My own post is in reply, as that interpretation of America that is being offered is an ideological one proper to an American political party. Calling America multicultural is also purely a political ideological idea, having nothing to do with actual American life, and only anything to do with partisan politics. (As I already noted in a pm.) We don't have multiple law systems (rather, much that is culturally 'okay' in most other societies is illegal and abnormal in American society - as the pedophila I mentioned earlier, okay in many cultures, but not in America - an example from my own work in law enforcement.)
A commentary on sociology is not political as it can be contested on objective scientific, rather than merely ideological, grounds. Yes, some have sought to politicize scientific issues, in this case the science of sociology in other cases science of biology or medicine, but the core issues are inherently academic and can be approached from a scientific perspective. George has simply made sociological and cultural observations, he has not taken political positions.
Oh, and we do have multiple legal systems, or did you not know that each state has its own legislature with broad authority to pass laws relative only to that particular state. We even have one state whose legal system is based on the Napoleonic Code and a system of Civil Law, which is quite different from the Common Law of the federal government. And even as far as your example of sex with a minor goes, age of consent is also subject to state law and does vary from state to state ( http://www.webistry.net/jan/consent.html
To say that there is no single American culture, but rather there are dominate regional cultures with influential subcultures (African Americans in the South, Mexican Americans in the Southwest, the French Creoles in Louisiana (are they a minority there yet?)). And many of these cultural differences are seen in or enforced through state legislation.

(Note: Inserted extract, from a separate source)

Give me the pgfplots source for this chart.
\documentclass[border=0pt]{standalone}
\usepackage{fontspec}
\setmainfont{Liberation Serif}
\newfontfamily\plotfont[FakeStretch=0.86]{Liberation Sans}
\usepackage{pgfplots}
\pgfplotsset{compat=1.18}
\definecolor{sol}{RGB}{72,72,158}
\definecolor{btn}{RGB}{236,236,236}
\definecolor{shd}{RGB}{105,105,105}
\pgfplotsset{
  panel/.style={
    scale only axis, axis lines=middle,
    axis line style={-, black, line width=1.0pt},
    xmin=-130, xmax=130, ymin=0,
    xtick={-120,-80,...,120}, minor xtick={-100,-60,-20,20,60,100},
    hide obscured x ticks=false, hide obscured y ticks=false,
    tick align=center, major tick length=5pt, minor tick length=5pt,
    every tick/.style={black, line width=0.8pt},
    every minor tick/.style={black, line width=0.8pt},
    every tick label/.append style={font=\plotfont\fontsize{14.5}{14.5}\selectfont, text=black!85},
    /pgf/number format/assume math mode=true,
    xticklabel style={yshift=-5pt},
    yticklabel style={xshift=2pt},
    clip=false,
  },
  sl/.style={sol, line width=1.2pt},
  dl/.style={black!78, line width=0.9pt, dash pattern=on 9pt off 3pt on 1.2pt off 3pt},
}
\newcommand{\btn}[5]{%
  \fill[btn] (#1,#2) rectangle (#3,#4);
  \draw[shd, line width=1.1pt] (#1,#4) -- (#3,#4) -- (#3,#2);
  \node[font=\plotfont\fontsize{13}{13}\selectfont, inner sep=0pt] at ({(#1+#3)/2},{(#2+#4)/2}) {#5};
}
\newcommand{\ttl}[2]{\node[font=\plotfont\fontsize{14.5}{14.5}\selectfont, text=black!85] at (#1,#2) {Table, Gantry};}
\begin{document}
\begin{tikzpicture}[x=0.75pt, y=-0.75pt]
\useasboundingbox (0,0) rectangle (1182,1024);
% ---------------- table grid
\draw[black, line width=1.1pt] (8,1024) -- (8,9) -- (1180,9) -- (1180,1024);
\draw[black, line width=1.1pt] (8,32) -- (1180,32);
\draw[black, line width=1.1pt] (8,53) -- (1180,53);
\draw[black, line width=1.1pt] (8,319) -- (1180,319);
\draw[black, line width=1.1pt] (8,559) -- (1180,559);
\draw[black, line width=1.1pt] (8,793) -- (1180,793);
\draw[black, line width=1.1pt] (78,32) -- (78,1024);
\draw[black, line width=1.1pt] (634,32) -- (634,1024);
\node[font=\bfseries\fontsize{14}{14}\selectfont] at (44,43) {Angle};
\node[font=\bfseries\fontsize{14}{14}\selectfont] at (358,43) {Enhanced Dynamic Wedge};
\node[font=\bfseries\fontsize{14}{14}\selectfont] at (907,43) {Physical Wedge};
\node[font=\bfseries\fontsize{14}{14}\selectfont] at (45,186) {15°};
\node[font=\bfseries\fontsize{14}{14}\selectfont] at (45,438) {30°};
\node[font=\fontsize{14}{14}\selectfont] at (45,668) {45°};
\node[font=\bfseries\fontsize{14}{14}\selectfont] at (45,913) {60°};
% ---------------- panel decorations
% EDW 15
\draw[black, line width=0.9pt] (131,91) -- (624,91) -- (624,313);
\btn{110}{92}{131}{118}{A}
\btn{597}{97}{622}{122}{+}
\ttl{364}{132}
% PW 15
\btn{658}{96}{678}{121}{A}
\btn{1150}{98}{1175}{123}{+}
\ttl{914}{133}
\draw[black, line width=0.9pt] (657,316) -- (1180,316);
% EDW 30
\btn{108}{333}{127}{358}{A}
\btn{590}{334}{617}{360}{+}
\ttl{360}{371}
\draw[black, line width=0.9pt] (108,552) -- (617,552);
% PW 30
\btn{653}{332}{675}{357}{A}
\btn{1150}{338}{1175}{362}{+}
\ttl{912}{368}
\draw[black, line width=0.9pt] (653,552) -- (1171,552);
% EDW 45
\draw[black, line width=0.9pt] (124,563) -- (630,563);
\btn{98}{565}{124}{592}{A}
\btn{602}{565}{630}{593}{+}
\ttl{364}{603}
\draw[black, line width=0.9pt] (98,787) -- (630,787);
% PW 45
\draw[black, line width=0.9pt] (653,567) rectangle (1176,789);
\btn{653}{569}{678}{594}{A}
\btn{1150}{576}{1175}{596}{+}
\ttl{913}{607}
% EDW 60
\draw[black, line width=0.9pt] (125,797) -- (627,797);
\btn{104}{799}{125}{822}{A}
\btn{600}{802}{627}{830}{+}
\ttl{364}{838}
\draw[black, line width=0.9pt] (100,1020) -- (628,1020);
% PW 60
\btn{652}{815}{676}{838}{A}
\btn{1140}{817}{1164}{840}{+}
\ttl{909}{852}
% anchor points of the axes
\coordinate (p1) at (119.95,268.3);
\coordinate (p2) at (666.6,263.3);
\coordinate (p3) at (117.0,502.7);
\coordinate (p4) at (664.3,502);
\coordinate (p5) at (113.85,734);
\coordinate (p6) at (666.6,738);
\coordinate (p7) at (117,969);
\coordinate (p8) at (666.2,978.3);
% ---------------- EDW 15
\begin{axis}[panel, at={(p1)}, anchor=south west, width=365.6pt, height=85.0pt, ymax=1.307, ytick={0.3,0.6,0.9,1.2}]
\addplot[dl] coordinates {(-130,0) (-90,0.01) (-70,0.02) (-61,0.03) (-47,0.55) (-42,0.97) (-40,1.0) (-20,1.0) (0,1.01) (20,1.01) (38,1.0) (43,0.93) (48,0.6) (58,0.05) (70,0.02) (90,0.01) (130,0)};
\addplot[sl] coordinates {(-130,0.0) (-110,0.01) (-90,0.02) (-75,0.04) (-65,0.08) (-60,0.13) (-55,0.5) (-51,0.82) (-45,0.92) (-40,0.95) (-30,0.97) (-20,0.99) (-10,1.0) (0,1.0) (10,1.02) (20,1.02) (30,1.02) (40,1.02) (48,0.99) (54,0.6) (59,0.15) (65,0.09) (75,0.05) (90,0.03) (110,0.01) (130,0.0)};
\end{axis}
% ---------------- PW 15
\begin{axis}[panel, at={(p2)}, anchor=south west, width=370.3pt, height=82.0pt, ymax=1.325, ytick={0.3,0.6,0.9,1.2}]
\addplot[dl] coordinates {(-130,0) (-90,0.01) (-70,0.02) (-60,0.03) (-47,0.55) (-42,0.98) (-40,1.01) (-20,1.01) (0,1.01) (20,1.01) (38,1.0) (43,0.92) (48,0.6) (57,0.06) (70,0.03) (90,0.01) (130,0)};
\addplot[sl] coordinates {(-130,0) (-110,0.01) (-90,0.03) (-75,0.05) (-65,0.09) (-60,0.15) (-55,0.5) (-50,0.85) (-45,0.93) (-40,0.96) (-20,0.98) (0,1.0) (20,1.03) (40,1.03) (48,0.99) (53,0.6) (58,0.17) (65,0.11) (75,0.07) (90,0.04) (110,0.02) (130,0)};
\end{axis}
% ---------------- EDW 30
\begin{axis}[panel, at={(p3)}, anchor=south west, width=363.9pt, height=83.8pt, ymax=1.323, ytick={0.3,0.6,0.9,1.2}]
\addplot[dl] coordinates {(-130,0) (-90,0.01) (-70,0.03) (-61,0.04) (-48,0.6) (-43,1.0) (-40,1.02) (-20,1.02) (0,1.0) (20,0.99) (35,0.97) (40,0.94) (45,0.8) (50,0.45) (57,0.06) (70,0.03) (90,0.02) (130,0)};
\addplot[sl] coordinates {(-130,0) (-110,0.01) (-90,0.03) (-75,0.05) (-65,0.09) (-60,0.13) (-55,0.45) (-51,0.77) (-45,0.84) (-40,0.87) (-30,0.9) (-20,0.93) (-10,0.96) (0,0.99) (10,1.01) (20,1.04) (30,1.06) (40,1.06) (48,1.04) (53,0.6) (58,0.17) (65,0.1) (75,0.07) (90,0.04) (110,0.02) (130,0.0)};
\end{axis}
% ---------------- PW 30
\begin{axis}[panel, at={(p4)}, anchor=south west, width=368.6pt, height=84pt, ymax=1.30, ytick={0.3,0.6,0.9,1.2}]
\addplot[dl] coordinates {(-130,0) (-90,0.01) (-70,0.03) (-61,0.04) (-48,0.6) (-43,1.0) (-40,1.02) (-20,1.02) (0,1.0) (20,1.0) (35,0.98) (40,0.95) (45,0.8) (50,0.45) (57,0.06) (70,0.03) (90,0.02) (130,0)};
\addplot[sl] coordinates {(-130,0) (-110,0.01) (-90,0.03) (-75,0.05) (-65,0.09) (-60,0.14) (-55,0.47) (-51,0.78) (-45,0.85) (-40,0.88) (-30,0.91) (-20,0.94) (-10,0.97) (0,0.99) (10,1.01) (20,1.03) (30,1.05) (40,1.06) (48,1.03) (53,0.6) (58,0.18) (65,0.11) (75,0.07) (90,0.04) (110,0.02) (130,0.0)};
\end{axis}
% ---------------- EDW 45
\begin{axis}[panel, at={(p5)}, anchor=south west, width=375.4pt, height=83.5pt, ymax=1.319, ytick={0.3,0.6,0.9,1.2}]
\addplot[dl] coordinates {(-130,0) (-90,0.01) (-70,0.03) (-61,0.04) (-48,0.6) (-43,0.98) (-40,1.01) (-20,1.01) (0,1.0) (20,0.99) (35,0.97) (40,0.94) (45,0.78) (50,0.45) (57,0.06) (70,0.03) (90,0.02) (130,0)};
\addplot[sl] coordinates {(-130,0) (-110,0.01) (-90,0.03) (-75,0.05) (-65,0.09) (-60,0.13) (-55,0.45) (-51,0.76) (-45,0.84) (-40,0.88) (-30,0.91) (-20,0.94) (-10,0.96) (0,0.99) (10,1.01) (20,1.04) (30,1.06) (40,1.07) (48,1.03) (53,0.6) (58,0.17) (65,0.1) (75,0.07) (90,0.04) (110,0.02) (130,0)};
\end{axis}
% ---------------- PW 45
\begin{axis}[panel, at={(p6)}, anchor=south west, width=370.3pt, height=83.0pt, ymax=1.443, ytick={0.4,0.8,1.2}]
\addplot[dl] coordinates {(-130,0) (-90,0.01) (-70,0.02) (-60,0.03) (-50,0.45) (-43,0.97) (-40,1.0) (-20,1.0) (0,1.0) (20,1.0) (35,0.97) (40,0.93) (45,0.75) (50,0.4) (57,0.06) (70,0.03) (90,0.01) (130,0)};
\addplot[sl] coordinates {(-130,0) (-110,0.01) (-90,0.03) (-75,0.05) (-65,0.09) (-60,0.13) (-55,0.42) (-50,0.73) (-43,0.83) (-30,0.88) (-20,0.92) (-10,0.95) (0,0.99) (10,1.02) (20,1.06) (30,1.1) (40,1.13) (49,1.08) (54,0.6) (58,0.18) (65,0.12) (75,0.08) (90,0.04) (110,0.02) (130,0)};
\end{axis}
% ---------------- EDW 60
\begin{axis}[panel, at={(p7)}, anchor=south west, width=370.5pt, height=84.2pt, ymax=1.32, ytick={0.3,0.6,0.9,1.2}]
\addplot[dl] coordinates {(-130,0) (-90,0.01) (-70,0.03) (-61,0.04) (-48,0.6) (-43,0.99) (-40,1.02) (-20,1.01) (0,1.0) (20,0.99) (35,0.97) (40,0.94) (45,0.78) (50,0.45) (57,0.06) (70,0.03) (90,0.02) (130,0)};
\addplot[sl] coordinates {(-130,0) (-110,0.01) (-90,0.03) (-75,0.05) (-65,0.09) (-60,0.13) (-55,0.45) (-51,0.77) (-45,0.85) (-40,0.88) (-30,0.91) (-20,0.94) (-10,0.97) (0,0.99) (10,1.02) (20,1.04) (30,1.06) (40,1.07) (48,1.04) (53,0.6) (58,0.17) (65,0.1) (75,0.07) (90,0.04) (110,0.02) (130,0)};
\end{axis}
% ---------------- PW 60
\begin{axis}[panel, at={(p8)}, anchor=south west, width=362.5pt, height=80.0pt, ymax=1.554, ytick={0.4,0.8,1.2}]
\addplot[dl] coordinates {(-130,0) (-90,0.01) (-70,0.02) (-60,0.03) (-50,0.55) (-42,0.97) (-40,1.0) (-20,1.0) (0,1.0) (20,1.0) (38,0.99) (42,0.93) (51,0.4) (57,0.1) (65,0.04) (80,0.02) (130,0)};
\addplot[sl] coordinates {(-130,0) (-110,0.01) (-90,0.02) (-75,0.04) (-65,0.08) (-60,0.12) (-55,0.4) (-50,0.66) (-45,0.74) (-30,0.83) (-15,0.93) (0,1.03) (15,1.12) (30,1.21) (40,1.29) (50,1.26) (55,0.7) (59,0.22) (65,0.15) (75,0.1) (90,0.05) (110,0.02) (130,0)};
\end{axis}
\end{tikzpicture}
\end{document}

Furthermore, to suggest that these United States are not multi cultural is absurd, it is to deny that the Germans or Scots-Irish had any cultural influence on culture, to say nothing of other influential imigrant groups such as the French (Louisiana), African Americans, Irish, Italians, Mexicans, etc. It is also to deny that any remnant of Native American culture found its way into modern American culture, which is simply not true, Native American culture has been quite influential in the forming of western culture along with pre-mexican spanish culture (the origin of the Rodeo, for example). Our culture is a hodge podge of various cultural elements from around Europe and the Americas, with notible African and a handful of minor Asiatic influences; it is a 'melting pot' in the truest sense, all these cultures went in and a new compound entirely came out, made from the old cultures but hardly resembling them. Of course, what went into the melting pot, and accordingly what came out, differed according to the history and experiences of each region.

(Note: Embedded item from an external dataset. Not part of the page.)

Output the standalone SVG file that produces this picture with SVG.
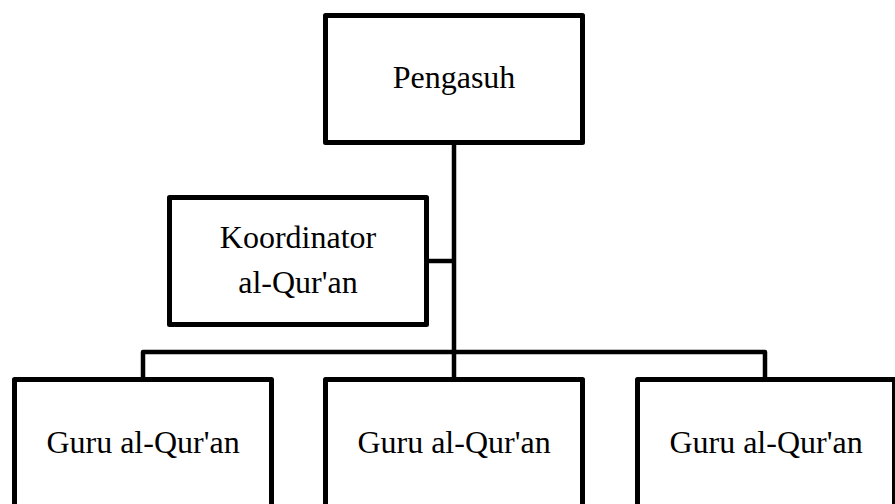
<svg xmlns="http://www.w3.org/2000/svg" width="895" height="504" viewBox="0 0 895 504">
<style>
.box{fill:#fff;stroke:#000;stroke-width:5;stroke-linejoin:round}
.ln{fill:none;stroke:#000;stroke-width:4.5}
text{font-family:"Liberation Serif","Times New Roman",serif;font-size:32px;fill:#000;text-anchor:middle}
</style>
<rect width="895" height="504" fill="#fff"/>
<g id="connectors">
<line class="ln" x1="454" y1="142" x2="454" y2="380"/>
<line class="ln" x1="426" y1="261" x2="454" y2="261"/>
<polyline class="ln" points="143,380 143,352 765,352 765,380" stroke-linejoin="round"/>
</g>
<g id="pengasuh">
<rect class="box" x="325.5" y="15.5" width="257" height="127"/>
<text x="454" y="88">Pengasuh</text>
</g>
<g id="koordinator">
<rect class="box" x="169.5" y="197.5" width="257" height="127"/>
<text x="298" y="248">Koordinator</text>
<text x="298" y="293">al-Qur'an</text>
</g>
<g id="guru1">
<rect class="box" x="14.5" y="379.5" width="257" height="140"/>
<text x="143" y="453">Guru al-Qur'an</text>
</g>
<g id="guru2">
<rect class="box" x="325.5" y="379.5" width="257" height="140"/>
<text x="454" y="453">Guru al-Qur'an</text>
</g>
<g id="guru3">
<rect class="box" x="637.5" y="379.5" width="257" height="140"/>
<text x="766" y="453">Guru al-Qur'an</text>
</g>
</svg>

The only region that I believe can be said to have formed much of its own culture (beyond what would be expected from any cultural evolution) is the west, and this distinct culture came from the pioneer spirit of it's settlers and the ideals of rugged individualism and egalitarianism on which it was founded (not that there was a huge choice in the matter, the only well established peoples in the west were the Native Populations and Spanish landowners, and we wern't about to give them a privlidged position in society, so meritocracy became the order of the day).